整氷車に乗ったぞ!わーい!みたいな記事を想定していたけど、どんどん「整氷」の深みにはまっていく。この辺りから「へー!」「ほー!」としかリアクションしなくなってきた。
音を聞けば氷の状態がわかる
こうした氷の知識ってどこで覚えるんだろう? 会社で講習会みたいなものがあるのかな?
……と思って聞いてみたら、答えは「先輩から盗む」。完全に職人の世界だった。
「根本的なところは自分で勉強して、あとは経験です。先輩から『今日は水少ないぞ!』『削りすぎだぞ!』と言われたら、じゃぁ次は……と考える」
須賀さんの整氷トークに「へー!」が止まらない
「氷の状態はね、滑っている音を聞けばわかります」「今日堅いな、とか」と、どんどん整氷エピソードが飛び出す須賀さん、なんと長野五輪のスケートリンクにも携わっていたという。

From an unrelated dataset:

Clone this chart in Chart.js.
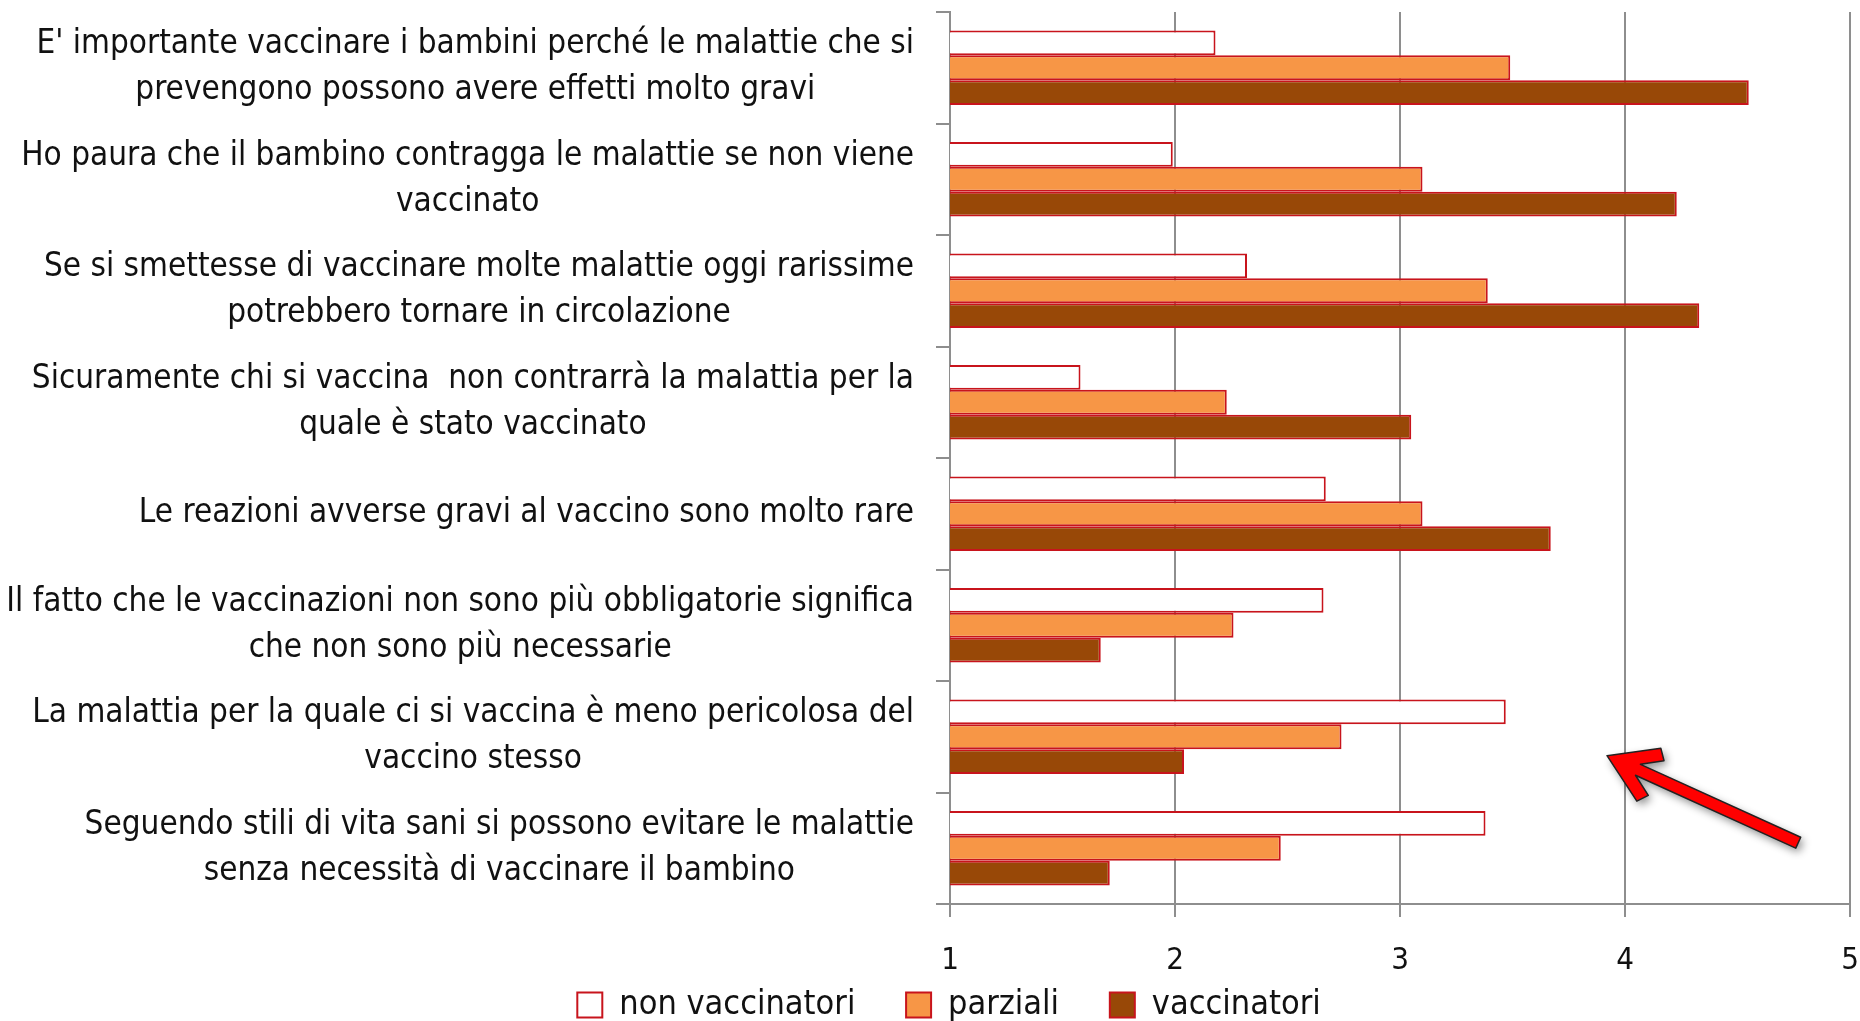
<!DOCTYPE html>
<html>
<head>
<meta charset="utf-8">
<script src="https://cdn.jsdelivr.net/npm/chart.js@4.4.1/dist/chart.umd.min.js"></script>
<style>
    html, body { margin: 0; padding: 0; background: #fff; }
</style>
</head>
<body>
<canvas id="chart" width="1860" height="1021"></canvas>
<script>
// Statements (each entry = lines of the label).
const categories = [
    ["E' importante vaccinare i bambini perché le malattie che si", "prevengono possono avere effetti molto gravi"],
    ["Ho paura che il bambino contragga le malattie se non viene", "vaccinato"],
    ["Se si smettesse di vaccinare molte malattie oggi rarissime", "potrebbero tornare in circolazione"],
    ["Sicuramente chi si vaccina  non contrarrà la malattia per la", "quale è stato vaccinato"],
    ["Le reazioni avverse gravi al vaccino sono molto rare"],
    ["Il fatto che le vaccinazioni non sono più obbligatorie significa", "che non sono più necessarie"],
    ["La malattia per la quale ci si vaccina è meno pericolosa del", "vaccino stesso"],
    ["Seguendo stili di vita sani si possono evitare le malattie", "senza necessità di vaccinare il bambino"]
];

const seriesNames = ['non vaccinatori', 'parziali', 'vaccinatori'];

const nonVaccinatori = [2.18, 1.99, 2.32, 1.58, 2.67, 2.66, 3.47, 3.38];
const parziali       = [3.49, 3.10, 3.39, 2.23, 3.10, 2.26, 2.74, 2.47];
const vaccinatori    = [4.55, 4.23, 4.33, 3.05, 3.67, 1.67, 2.04, 1.71];

const xTicks = [1, 2, 3, 4, 5];

const FONT = "'Liberation Sans Narrow', 'DejaVu Sans Condensed', 'Open Sans', sans-serif";
const AXIS_GREY = '#8e8e8e';
const BAR_BORDER = '#c8141c';

// Category labels: each block right-aligned to the axis, lines centered inside it.
const categoryLabels = {
    id: 'categoryLabels',
    afterDraw(chart) {
        const { ctx, chartArea, scales: { y } } = chart;
        const right = chartArea.left - 36;
        const lineHeight = 46;
        ctx.save();
        ctx.font = '33px ' + FONT;
        ctx.fillStyle = '#111';
        ctx.textAlign = 'center';
        ctx.textBaseline = 'middle';
        categories.forEach((lines, i) => {
            const widest = Math.max(...lines.map(l => ctx.measureText(l).width));
            const cx = right - widest / 2;
            const cy = y.getPixelForValue(i);
            lines.forEach((line, j) => {
                ctx.fillText(line, cx, cy + (j - (lines.length - 1) / 2) * lineHeight);
            });
        });
        ctx.restore();
    }
};

// Red callout arrow, anchored on scale values.
const calloutArrow = {
    id: 'calloutArrow',
    afterDraw(chart) {
        const { ctx, scales: { x, y } } = chart;
        const tip  = { x: x.getPixelForValue(3.92), y: y.getPixelForValue(6.17) };
        const tail = { x: x.getPixelForValue(4.77), y: y.getPixelForValue(6.95) };
        const len = Math.hypot(tail.x - tip.x, tail.y - tip.y);
        const angle = Math.atan2(tail.y - tip.y, tail.x - tip.x);

        ctx.save();
        ctx.translate(tip.x, tip.y);
        ctx.rotate(angle);
        ctx.beginPath();
        ctx.moveTo(0, 0);
        ctx.lineTo(46, -29);
        ctx.lineTo(54, -19);
        ctx.lineTo(34, -6);
        ctx.lineTo(len, -6);
        ctx.lineTo(len, 6);
        ctx.lineTo(34, 6);
        ctx.lineTo(54, 19);
        ctx.lineTo(46, 29);
        ctx.closePath();
        ctx.shadowColor = 'rgba(0, 0, 0, 0.45)';
        ctx.shadowBlur = 8;
        ctx.shadowOffsetX = 3;
        ctx.shadowOffsetY = 4;
        ctx.fillStyle = '#ff0000';
        ctx.fill();
        ctx.shadowColor = 'transparent';
        ctx.lineJoin = 'round';
        ctx.lineWidth = 1.5;
        ctx.strokeStyle = '#222';
        ctx.stroke();
        ctx.restore();
    }
};

// Default legend items, with some extra room after all but the last one.
const legendItems = chart => {
    const items = Chart.defaults.plugins.legend.labels.generateLabels(chart);
    items.forEach((item, i) => {
        if (i < items.length - 1) item.text += '\u2003\u2009';
    });
    return items;
};

new Chart(document.getElementById('chart'), {
    type: 'bar',
    data: {
        labels: categories,
        datasets: [
            { label: seriesNames[0], data: nonVaccinatori, backgroundColor: '#ffffff' },
            { label: seriesNames[1], data: parziali,       backgroundColor: '#f79646' },
            { label: seriesNames[2], data: vaccinatori,    backgroundColor: '#984807' }
        ].map(ds => Object.assign(ds, {
            borderColor: BAR_BORDER,
            borderWidth: 2,
            categoryPercentage: 0.67,
            barPercentage: 1
        }))
    },
    options: {
        indexAxis: 'y',
        responsive: false,
        animation: false,
        layout: { padding: { top: 12, bottom: -11, left: 38, right: 0 } },
        plugins: {
            tooltip: { enabled: false },
            legend: {
                position: 'bottom',
                labels: {
                    color: '#111',
                    font: { family: FONT, size: 34 },
                    boxWidth: 25,
                    boxHeight: 25,
                    padding: 14,
                    generateLabels: legendItems
                }
            }
        },
        scales: {
            x: {
                type: 'linear',
                min: 1,
                max: 5,
                afterBuildTicks: s => { s.ticks = xTicks.map(v => ({ value: v })); },
                afterFit: s => { s.height = 70; s.paddingRight = 10; },
                border: { display: true, color: AXIS_GREY, width: 2 },
                grid: { color: AXIS_GREY, lineWidth: 2, tickLength: 13 },
                ticks: {
                    color: '#111',
                    padding: 25,
                    font: { family: FONT, size: 31 }
                }
            },
            y: {
                type: 'category',
                afterFit: s => { s.width = 912; },
                border: { display: true, color: AXIS_GREY, width: 2 },
                grid: { offset: true, drawOnChartArea: false, color: AXIS_GREY, lineWidth: 2, tickLength: 14 },
                ticks: { display: false }
            }
        }
    },
    plugins: [categoryLabels, calloutArrow]
});
</script>
</body>
</html>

水をろ過して不純物を取り除く設備。ろ過すると熱効率が良くなり、いい氷ができるそう。ただし、やり過ぎ注意。
水に含まれる不純物をはじめ、外気温や湿度など、氷が変化する要因は多種多様。大会などで客席が人で埋まれば、室温も変わってしまう。
全てを把握しないと、完璧なリンクは作れない。単純な足し算じゃない。
ご協力ありがとうございました
スケートができないと整氷はできない
「僕がいま入社したら、どれくらいで一人前になりますか?」と質問したら、「スケートできますか?」と逆に聞かれた。滑る人の気持ちを理解する必要があるため、整氷車運転にはスケートが滑れた方がいいのだそう。
つまり、須賀さんも鈴木さんもスケートはがっつり滑れるのだ。もうどこまでスゴいのだ、整氷の職人たちよ……。
整氷車では届かない部分を調整するハンディタイプもあった。小さいガスボンベがキュート。